— Problem statement —
Every line that contains the word "diagram" should be copied.

— Dataset records —
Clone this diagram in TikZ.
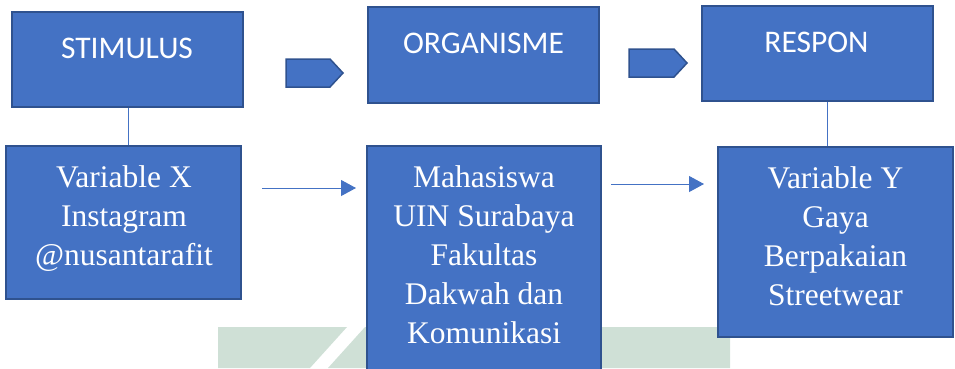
\documentclass[tikz,border=0pt]{standalone}
\usepackage{fontspec}
\newfontfamily\sanf{Carlito}
\newfontfamily\serf{Liberation Serif}
\usetikzlibrary{arrows.meta}
\definecolor{boxblue}{HTML}{4472C4}
\definecolor{boxedge}{HTML}{2F528F}
\definecolor{wmgreen}{RGB}{207,224,214}
\begin{document}
\begin{tikzpicture}[x=1pt,y=-1pt,
  box/.style={draw=boxedge,fill=boxblue,line width=1.5pt,rectangle,inner sep=0pt},
  toptext/.style={text=white,font=\fontsize{31.5}{38}\sanf,anchor=base,inner sep=0pt},
  lowtext/.style={text=white,font=\fontsize{31.5}{39}\selectfont\serf,align=center,anchor=north,inner sep=0pt},
  link/.style={draw=boxblue,line width=0.9pt},
  flow/.style={draw=boxblue,line width=1pt,-{Triangle[length=15pt,width=16pt]}},
  chev/.style={draw=boxedge,fill=boxblue,line width=1.5pt,line join=miter}]
\useasboundingbox (0,0) rectangle (955,368);
\clip (0,0) rectangle (955,368);
% watermark background
\fill[wmgreen] (218,327) -- (347,327) -- (310,368) -- (218,368) -- cycle;
\fill[wmgreen] (365,327) -- (730,327) -- (730,368) -- (328,368) -- cycle;
% top boxes
\node[box,minimum width=231pt,minimum height=95pt] (stim) at (127.5,59.5) {};
\node[box,minimum width=231pt,minimum height=96pt] (org) at (483.5,55) {};
\node[box,minimum width=231pt,minimum height=95pt] (resp) at (817.5,53.5) {};
\node[toptext] (stimt) at (127,58) {STIMULUS};
\node[toptext] (orgt) at (483.5,53) {ORGANISME};
\node[toptext] (respt) at (816.5,52) {RESPON};
% chevron arrows
\draw[chev] (286,59) -- (330,59) -- (343,73) -- (330,87) -- (286,87) -- cycle;
\draw[chev] (629,49) -- (674,49) -- (687,63) -- (674,77) -- (629,77) -- cycle;
% lower boxes
\node[box,minimum width=235pt,minimum height=153pt] (varx) at (123.5,222.5) {};
\node[box,minimum width=234pt,minimum height=224pt] (mhs) at (484,258) {};
\node[box,minimum width=235pt,minimum height=190pt] (vary) at (835.5,242) {};
\node[lowtext] (varxt) at (124,163) {\rule{0pt}{24pt}Variable X\\Instagram\\@nusantarafit};
\node[lowtext] (mhst) at (484,163) {\rule{0pt}{24pt}Mahasiswa\\UIN Surabaya\\Fakultas\\Dakwah dan\\Komunikasi};
\node[lowtext] (varyt) at (835.5,164) {\rule{0pt}{24pt}Variable Y\\Gaya\\Berpakaian\\Streetwear};
% vertical links
\draw[link] ([xshift=0.5pt]stim.south) -- ([xshift=0.5pt]stim.south |- varx.north);
\draw[link] ([xshift=9.5pt]resp.south) -- ([xshift=9.5pt]resp.south |- vary.north);
% flow arrows
\coordinate (a1s) at (262,188);
\coordinate (a1e) at (356,188);
\coordinate (a2s) at (611,184);
\coordinate (a2e) at (704,184);
\draw[flow] (a1s) -- (a1e);
\draw[flow] (a2s) -- (a2e);
\end{tikzpicture}
\end{document}
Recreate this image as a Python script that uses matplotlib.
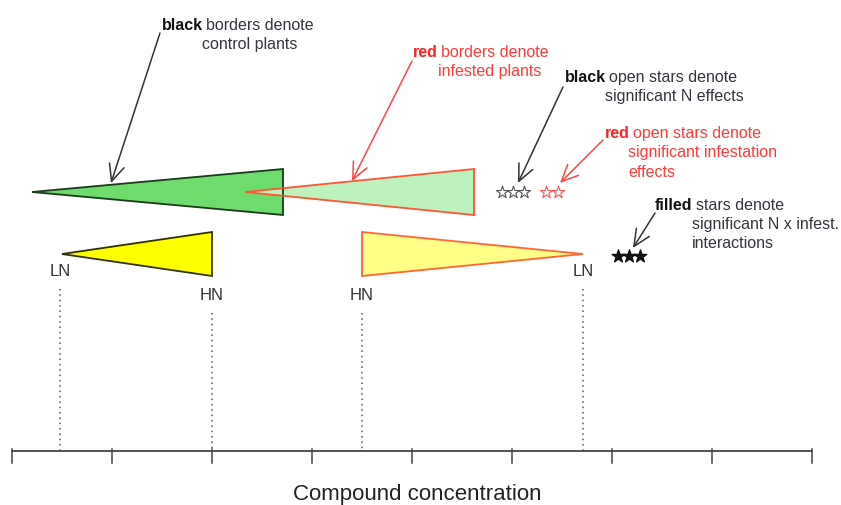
import matplotlib
matplotlib.use("Agg")
import matplotlib.pyplot as plt
from matplotlib.patches import Polygon

plt.rcParams['font.family'] = ['Liberation Sans', 'DejaVu Sans']

# Concentration axis (tick positions, arbitrary units)
ticks = [0, 1, 2, 3, 4, 5, 6, 7, 8]

# Triangles: (tip x, base x, centre y, half height)
tri_tip = [0.20, 2.33, 0.50, 5.71]
tri_base = [2.71, 4.62, 2.00, 3.50]
tri_y = [193, 193, 255, 255]
tri_half = [23, 23, 22, 22]
tri_face = ['#6ddc6d', '#bdf2bd', '#ffff00', '#ffff88']
tri_edge = ['#1a3a1a', '#ff5533', '#333300', '#ff6633']

# N level labels below triangles
lab_text = ['LN', 'HN', 'HN', 'LN']
lab_x = [0.48, 2.00, 3.50, 5.71]
lab_y = [272, 296, 296, 272]
drop_top = [290, 314, 314, 290]

# stars
open_black_x = [4.90, 5.01, 5.12]
open_red_x = [5.34, 5.46]
filled_x = [6.06, 6.17, 6.28]
star_y_open = 193
star_y_filled = 257

AXIS_Y = 452

fig = plt.figure(figsize=(8.41, 5.06), dpi=100)
ax = fig.add_axes([0, 0, 1, 1])
ax.set_xlim(-0.12, 8.29)
ax.set_ylim(506, 0)
ax.axis('off')

# Triangles: fills first, then outlines so both borders show in the overlap
polys = []
for tip, base, yc, h in zip(tri_tip, tri_base, tri_y, tri_half):
    polys.append([(tip, yc), (base, yc - h), (base, yc + h)])
for p, fc in zip(polys, tri_face):
    ax.add_patch(Polygon(p, closed=True, facecolor=fc, edgecolor='none', zorder=2))
for p, ec in zip(polys, tri_edge):
    ax.add_patch(Polygon(p, closed=True, facecolor='none', edgecolor=ec, lw=1.3, zorder=3))

# LN / HN labels and dotted drop lines
for t, x, y, top in zip(lab_text, lab_x, lab_y, drop_top):
    ax.text(x, y, t, ha='center', va='center', fontsize=12, color='#333333')
    ax.plot([x, x], [top, AXIS_Y], ls=(0, (1, 2.5)), color='#555555', lw=1.1, zorder=1)

# axis
ax.plot([ticks[0], ticks[-1]], [AXIS_Y, AXIS_Y], color='#444444', lw=1.3)
for t in ticks:
    ax.plot([t, t], [AXIS_Y - 2, AXIS_Y + 12], color='#444444', lw=1.1)
ax.text(4.05, 495, 'Compound concentration', ha='center', va='center',
        fontsize=16, color='#222222')

# stars
ax.scatter(open_black_x, [star_y_open] * len(open_black_x), marker='*', s=85,
           facecolors='white', edgecolors='#555555', linewidths=0.8, zorder=4)
ax.scatter(open_red_x, [star_y_open] * len(open_red_x), marker='*', s=85,
           facecolors='white', edgecolors='#ff5555', linewidths=0.8, zorder=4)
ax.scatter(filled_x, [star_y_filled] * len(filled_x), marker='*', s=90,
           color='#111111', zorder=4)

fig.canvas.draw()
renderer = fig.canvas.get_renderer()


def note(x, y, bold, rest, more, indent, color, boldcolor):
    tb = ax.text(x, y, bold, fontsize=11.5, fontweight='bold', color=boldcolor,
                 va='center', ha='left')
    bb = tb.get_window_extent(renderer)
    x1 = ax.transData.inverted().transform((bb.x1 + 3, bb.y0))[0]
    ax.text(x1, y, rest, fontsize=11.5, color=color, va='center', ha='left')
    for i, line in enumerate(more):
        ax.text(indent, y + 19.5 * (i + 1), line, fontsize=11.5, color=color,
                va='center', ha='left')


black = '#353540'
red = '#ff3b3b'
note(1.50, 25, 'black', 'borders denote', ['control plants'], 1.90, black, '#111111')
note(4.01, 52, 'red', 'borders denote', ['infested plants'], 4.26, red, '#ff2222')
note(5.53, 77, 'black', 'open stars denote', ['significant N effects'], 5.93, black, '#111111')
note(5.93, 133, 'red', 'open stars denote', ['significant infestation', 'effects'], 6.16, red, '#ff2222')
note(6.43, 205, 'filled', 'stars denote', ['significant N x infest.', 'interactions'], 6.80, black, '#111111')

# arrows
arrows = [((1.48, 34), (0.99, 184), '#333333'),
          ((4.00, 62), (3.40, 182), '#ff4444'),
          ((5.51, 88), (5.06, 184), '#333333'),
          ((5.91, 141), (5.48, 184), '#ff4444'),
          ((6.43, 214), (6.21, 249), '#333333')]
for (x0, y0), (x1, y1), c in arrows:
    ax.annotate('', xy=(x1, y1), xytext=(x0, y0),
                arrowprops=dict(arrowstyle='->,head_length=1.2,head_width=0.55',
                                color=c, lw=1.1, shrinkA=0, shrinkB=0))

fig.savefig('out.png', dpi=100)
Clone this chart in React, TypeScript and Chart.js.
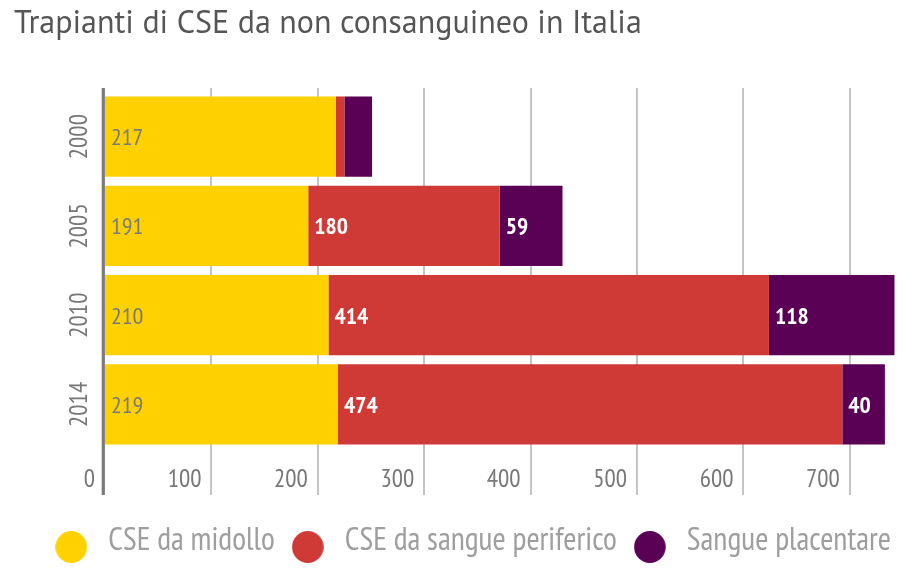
import React, { useEffect, useRef } from "react";
import { Chart, registerables } from "chart.js";

Chart.register(...registerables);

const TITLE = "Trapianti di CSE da non consanguineo in Italia";
const YEARS = ["2000", "2005", "2010", "2014"];
const MIDOLLO = [217, 191, 210, 219];
const PERIFERICO = [8, 180, 414, 474];
const PLACENTARE = [26, 59, 118, 40];
const SERIES_NAMES = ["CSE da midollo", "CSE da sangue periferico", "Sangue placentare"];
const X_TICKS = [0, 100, 200, 300, 400, 500, 600, 700];
const X_MAX = 750;
const MIN_LABEL_VALUE = 35;

const COLORS = ["#FFD100", "#CF3A37", "#5A0055"];
const LABEL_COLORS = ["#7a7a7a", "#ffffff", "#ffffff"];
const TITLE_FONT = "'PT Sans', 'DejaVu Sans', sans-serif";
const FONT = "'PT Sans Narrow', 'PT Sans', 'DejaVu Sans Condensed', sans-serif";

function circleImage(color: string): HTMLCanvasElement {
  const c = document.createElement("canvas");
  c.width = 32;
  c.height = 44;
  const g = c.getContext("2d")!;
  g.fillStyle = color;
  g.beginPath();
  g.ellipse(16, 28, 15.8, 16, 0, 0, Math.PI * 2);
  g.fill();
  return c;
}

const customPlugin = {
  id: "customDraw",
  beforeDatasetsDraw(chart: any) {
    const ctx = chart.ctx;
    const xs = chart.scales.x;
    const area = chart.chartArea;
    ctx.save();
    ctx.strokeStyle = "#c4c4c4";
    ctx.lineWidth = 2;
    X_TICKS.forEach((v) => {
      if (v === 0) return;
      const px = Math.round(xs.getPixelForValue(v));
      ctx.beginPath();
      ctx.moveTo(px, area.top - 4);
      ctx.lineTo(px, area.bottom + 46);
      ctx.stroke();
    });
    ctx.restore();
  },
  afterDatasetsDraw(chart: any) {
    const ctx = chart.ctx;
    const xs = chart.scales.x;
    const ys = chart.scales.y;
    const area = chart.chartArea;
    ctx.save();
    // axis line
    const x0 = xs.getPixelForValue(0);
    ctx.strokeStyle = "#7a7a7a";
    ctx.lineWidth = 3.2;
    ctx.beginPath();
    ctx.moveTo(x0 - 1.7, area.top - 4);
    ctx.lineTo(x0 - 1.7, area.bottom + 46);
    ctx.stroke();

    // data labels
    chart.data.datasets.forEach((ds: any, di: number) => {
      const meta = chart.getDatasetMeta(di);
      meta.data.forEach((bar: any, i: number) => {
        const v = ds.data[i];
        if (v < MIN_LABEL_VALUE) return;
        const start = Math.min(bar.base, bar.x);
        ctx.fillStyle = LABEL_COLORS[di];
        ctx.font = di === 0 ? "24px " + FONT : "bold 23.5px " + FONT;
        ctx.textAlign = "left";
        ctx.textBaseline = "alphabetic";
        ctx.fillText(String(v), start + 6, bar.y + 8.5);
      });
    });

    // x tick labels
    ctx.fillStyle = "#777777";
    ctx.font = "25px " + FONT;
    ctx.textAlign = "right";
    ctx.textBaseline = "alphabetic";
    X_TICKS.forEach((v) => {
      const px = xs.getPixelForValue(v);
      ctx.fillText(String(v), px - 10, area.bottom + 37.5);
    });

    // y tick labels (rotated)
    YEARS.forEach((label, i) => {
      const py = ys.getPixelForValue(i);
      ctx.save();
      ctx.translate(area.left - 18, py);
      ctx.rotate(-Math.PI / 2);
      ctx.textAlign = "center";
      ctx.textBaseline = "alphabetic";
      ctx.font = "25px " + FONT;
      ctx.fillText(label, 0, 0);
      ctx.restore();
    });
    ctx.restore();
  },
};

export default function App() {
  const ref = useRef<HTMLCanvasElement | null>(null);

  useEffect(() => {
    if (!ref.current) return;
    const images = COLORS.map(circleImage);
    const chart = new Chart(ref.current, {
      type: "bar",
      data: {
        labels: YEARS,
        datasets: [MIDOLLO, PERIFERICO, PLACENTARE].map((d, i) => ({
          label: SERIES_NAMES[i],
          data: d,
          backgroundColor: COLORS[i],
          borderWidth: 0,
          barPercentage: 1,
          categoryPercentage: 0.9,
          pointStyle: images[i],
        })),
      },
      options: {
        indexAxis: "y",
        animation: false,
        responsive: false,
        maintainAspectRatio: false,
        layout: { padding: { left: 14, right: 17, top: 0, bottom: 15 } },
        scales: {
          x: {
            stacked: true,
            min: 0,
            max: X_MAX,
            ticks: { display: false, stepSize: 100 },
            grid: { display: false },
            border: { display: false },
            afterFit: (s: any) => {
              s.height = 64;
            },
          },
          y: {
            stacked: true,
            ticks: { display: false },
            grid: { display: false },
            border: { display: false },
            afterFit: (s: any) => {
              s.width = 91;
            },
          },
        },
        plugins: {
          title: {
            display: true,
            text: TITLE,
            align: "start",
            color: "#555555",
            font: { family: TITLE_FONT, size: 32, weight: "normal", lineHeight: 1.2 },
            padding: { top: 5, bottom: 48.6 },
          },
          legend: {
            display: true,
            position: "bottom",
            align: "end",
            labels: {
              usePointStyle: true,
              pointStyleWidth: 42,
              color: "#9e9e9e",
              font: { family: FONT, size: 32 },
              padding: 12,
            },
          },
          tooltip: { enabled: false },
        },
      },
      plugins: [customPlugin],
    });
    return () => chart.destroy();
  }, []);

  return (
    <div style={{ position: "absolute", left: 0, top: 0, width: 920, height: 582, background: "#fff" }}>
      <canvas ref={ref} width={920} height={582} style={{ width: 920, height: 582, display: "block" }} />
    </div>
  );
}
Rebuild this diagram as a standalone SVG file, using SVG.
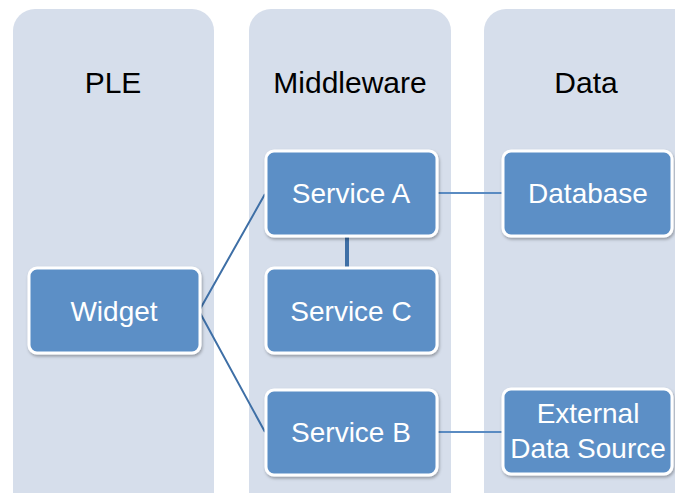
<svg xmlns="http://www.w3.org/2000/svg" width="675" height="493" viewBox="0 0 675 493">
<style>
.col{fill:#D6DEEB}
.box{fill:#5B8FC6;stroke:#FFFFFF;stroke-width:3}
.title{font-family:"Liberation Sans",Arial,sans-serif;font-size:30px;fill:#000;text-anchor:middle}
.lbl{font-family:"Liberation Sans",Arial,sans-serif;font-size:28px;fill:#FFFFFF;text-anchor:middle}
.ln{stroke:#3E6FA6;stroke-width:2;fill:none}
.ln2{stroke:#5A8BC2;stroke-width:2;fill:none}
</style>
<defs>
<filter id="sh" x="-10%" y="-10%" width="130%" height="130%">
<feDropShadow dx="1" dy="2" stdDeviation="1.5" flood-color="#000" flood-opacity="0.3"/>
</filter>
</defs>
<rect width="675" height="493" fill="#FFFFFF"/>
<g id="col-ple"><rect class="col" x="13" y="9" width="201" height="510" rx="22"/><text class="title" x="113" y="93">PLE</text></g>
<g id="col-middleware"><rect class="col" x="249" y="9" width="202" height="510" rx="22"/><text class="title" x="350" y="93">Middleware</text></g>
<g id="col-data"><rect class="col" x="484" y="9" width="220" height="510" rx="22"/><text class="title" x="586" y="93">Data</text></g>
<g id="connectors">
<path class="ln" d="M265,194 L199,311 L265,432"/>
<line class="ln2" x1="437" y1="193" x2="503" y2="193"/>
<line class="ln2" x1="437" y1="432" x2="503" y2="432"/>
<line x1="347" y1="237" x2="347" y2="268" stroke="#3E6FA6" stroke-width="4"/>
</g>
<g id="widget"><rect class="box" filter="url(#sh)" x="29" y="268" width="171" height="85" rx="8"/><text class="lbl" x="114" y="321">Widget</text></g>
<g id="service-a"><rect class="box" filter="url(#sh)" x="266" y="151" width="171" height="85" rx="8"/><text class="lbl" x="351" y="203">Service A</text></g>
<g id="service-c"><rect class="box" filter="url(#sh)" x="266" y="268" width="171" height="85" rx="8"/><text class="lbl" x="351" y="321">Service C</text></g>
<g id="service-b"><rect class="box" filter="url(#sh)" x="266" y="390" width="171" height="85" rx="8"/><text class="lbl" x="351" y="442">Service B</text></g>
<g id="database"><rect class="box" filter="url(#sh)" x="503" y="151" width="169" height="85" rx="8"/><text class="lbl" x="588" y="203">Database</text></g>
<g id="external"><rect class="box" filter="url(#sh)" x="503" y="389" width="169" height="85" rx="8"/><text class="lbl" x="588" y="423">External</text><text class="lbl" x="588" y="458">Data Source</text></g>
</svg>
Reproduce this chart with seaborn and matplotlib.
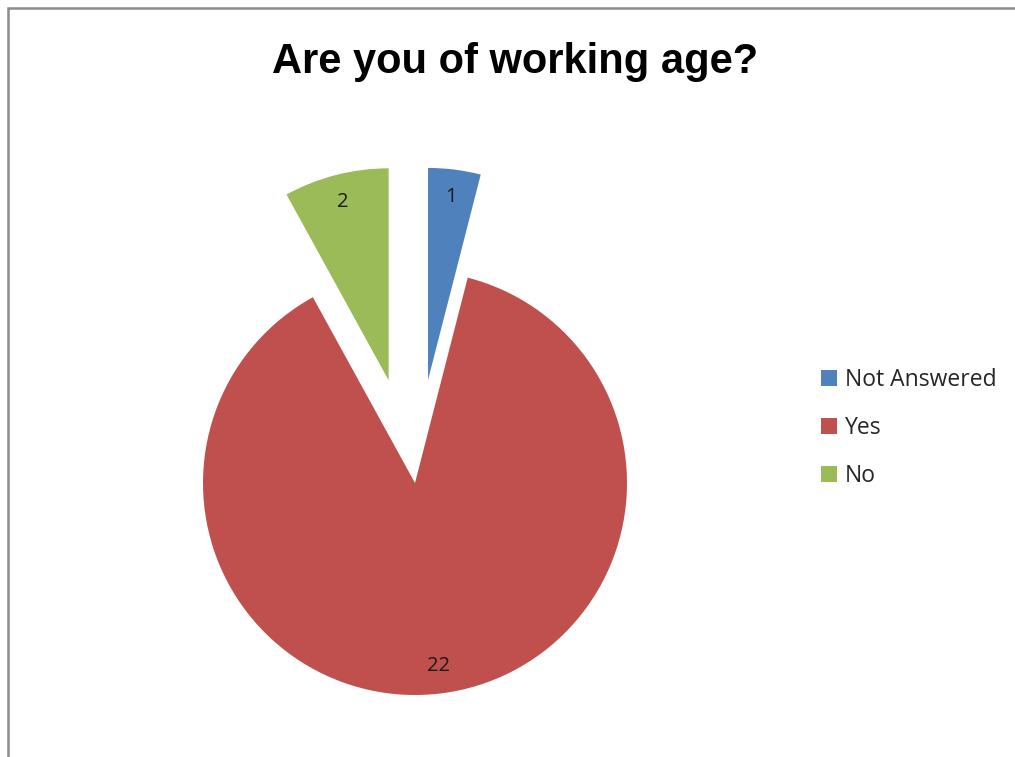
import matplotlib
matplotlib.use("Agg")
import matplotlib.pyplot as plt
from matplotlib.patches import Rectangle
import seaborn as sns

# ==========================================
# DATA
# ==========================================
categories = ["Not Answered", "Yes", "No"]
counts = [1, 22, 2]
slice_colors = ["#4F81BD", "#C0504D", "#9BBB59"]
explode = [0.49, 0.0, 0.50]
title = "Are you of working age?"

sns.set_theme(style="white")
plt.rcParams['font.family'] = ['Liberation Sans', 'DejaVu Sans']

fig = plt.figure(figsize=(10.15, 7.57), dpi=100)

# pie centre ~ (415, 483) px, radius ~ 212 px
R_PX = 212
LIM = 1.5
side = 2 * LIM * R_PX
cx, cy = 415, 483
ax = fig.add_axes([(cx - side / 2) / 1015, (757 - cy - side / 2) / 757, side / 1015, side / 757])

total = sum(counts)
wedges, texts, autotexts = ax.pie(
    counts, colors=slice_colors, explode=explode, startangle=90, counterclock=False,
    autopct=lambda p: f"{round(p * total / 100):d}", pctdistance=0.87,
    textprops={'fontsize': 14.5, 'color': '#1a1a1a', 'family': ['Open Sans', 'DejaVu Sans']},
    wedgeprops={'linewidth': 0})
ax.set_xlim(-LIM, LIM)
ax.set_ylim(-LIM, LIM)
ax.set_aspect('auto')
ax.axis('off')

fig.text(515 / 1015, 1 - 62 / 757, title, ha='center', va='center',
         fontsize=30, fontweight='bold', color='black')

leg = fig.legend(wedges, categories, loc='center left', bbox_to_anchor=(800 / 1015, 1 - 428 / 757),
                 frameon=False, handlelength=0.7, handleheight=0.7,
                 handletextpad=0.35, labelspacing=1.05,
                 prop={'family': ['Open Sans', 'DejaVu Sans'], 'size': 16.5})

# outer chart frame (grey, runs off right/bottom edges)
fig.patches.append(Rectangle((8 / 1015, -0.05), 1.2, 1 - 8 / 757 + 0.05, transform=fig.transFigure,
                             fill=False, edgecolor='#8c8c8c', linewidth=1.8))

plt.savefig("out.png", dpi=100)
plt.close()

— Solution —
Clone this diagram in TikZ.
Rebuild this diagram as a standalone SVG file, using SVG.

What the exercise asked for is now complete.